Les dernières sessions de la TICAD ont d'ailleurs abordé ces enjeux. Ainsi par exemple, un projet destiné à doubler la production de riz en Afrique en une dizaine d'années a connu une belle réussite. De même, un programme que le Japon a initialement lancé au Kénya pour aider les petits exploitants agricoles à améliorer leur productivité se développe aujourd'hui dans d'autres pays africains.

Tout comme la méthode kaizen (amélioration de la qualité et de la productivité) introduite par le Japon pour dynamiser le secteur manufacturier éthiopien est maintenant adoptée par plusieurs pays africains. Et cela vaut également pour d'autres initiatives japonaises en Afrique, notamment l'initiative de promotion boshi-techo (manuel de santé maternelle et infantile) et le programme de pratiques kaizen pour les hôpitaux.


Renforcer la résilience

À l'occasion de la TICAD 8, le Japon devra réaffirmer ses ambitions de rallier le plus grand nombre possible de pays africains à la construction de la résilience.

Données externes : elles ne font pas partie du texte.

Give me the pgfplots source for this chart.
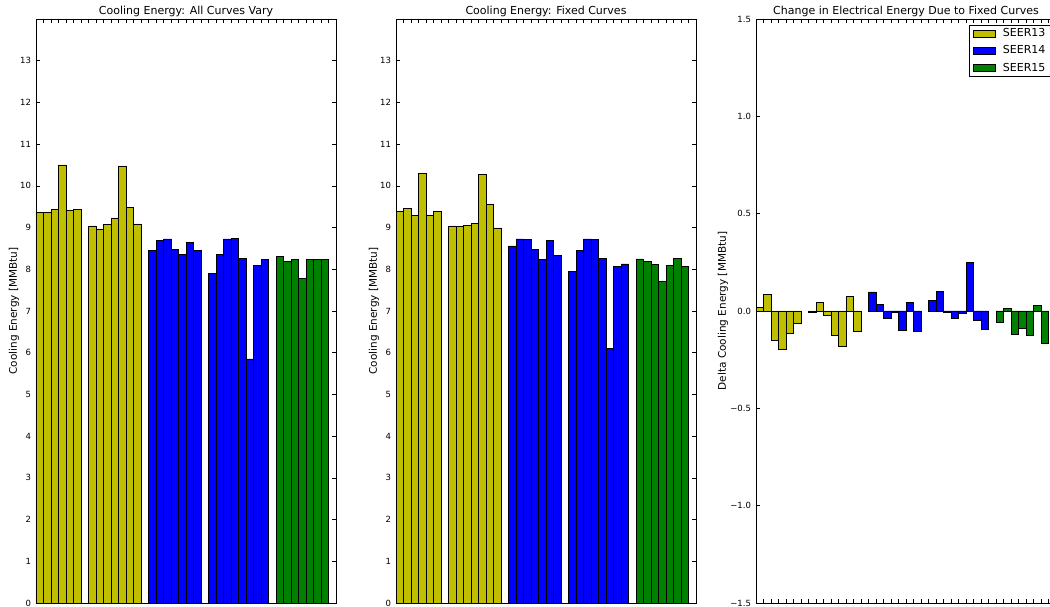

Il faut aussi encourager l'innovation pour passer à la vitesse supérieure dans de nombreux domaines du développement en Afrique. En effet, l'infrastructure des technologies de l'information et de la communication (TIC) de l'Afrique est encore peu répandue. Malgré tout, à travers de nombreuses régions d'Afrique, des idées innovantes sont peu à peu exploitées pour transformer la société. L'Afrique est à l'avant-garde de cette innovation. De nombreux entrepreneurs africains ambitieux ont participé à un concours organisé par la JICA pour récompenser de jeunes entreprises d'exception.

Le rôle du secteur privé a été mis en avant dans le processus de la TICAD depuis la TICAD 5 qui s'est tenue en 2013. En effet, les décideurs africains ont multiplié les appels à « plus d'investissements que d'assistance ».

Par ailleurs, les données mondiales montrent que les investissements directs à destination de l'Afrique sont en augmentation. Toutefois, les investissements des entreprises japonaises en Afrique restent malheureusement insuffisants. Cette situation pourrait se relier à la tendance à percevoir l'Afrique comme trop lointaine au Japon. Et pourtant, le potentiel de l'Afrique est si évident que le Japon ne peut plus continuer à tourner le dos au continent.

Il est certain que dans un monde en crise, les risques liés à l'Afrique peuvent paraître élevés. Mais, il faut aussi considérer les jeunes entrepreneurs africains qui créent leurs propres startups. Il est manifeste que le futur potentialité de développement de l'Afrique existe parmi les jeunes africains.

De son côté, le Japon promeut une vision « indo-pacifique libre et ouverte ». Or, l'Afrique est située à l'extrémité occidentale de cette vaste région. Aujourd'hui, l'ordre international est fortement ébranlé et l'Afrique est confrontée à de sérieux défis. Alors, il faut rappeler que c'est dans le besoin que l'on reconnaît ses vrais amis. Le moment est donc venu pour le Japon de démontrer qu'il est effectivement un ami de l'Afrique.

La TICAD 8 est une étape décisive pour le Japon et l'Afrique afin d'approfondir le lien d'amitié qui les unit.

TANAKA Akihiko
Président
Agence japonaise de coopération internationale

L'article original en japonais a été publié dans « Regards sur le monde »
du Yomiuri Shimbun le 31 juillet 2022.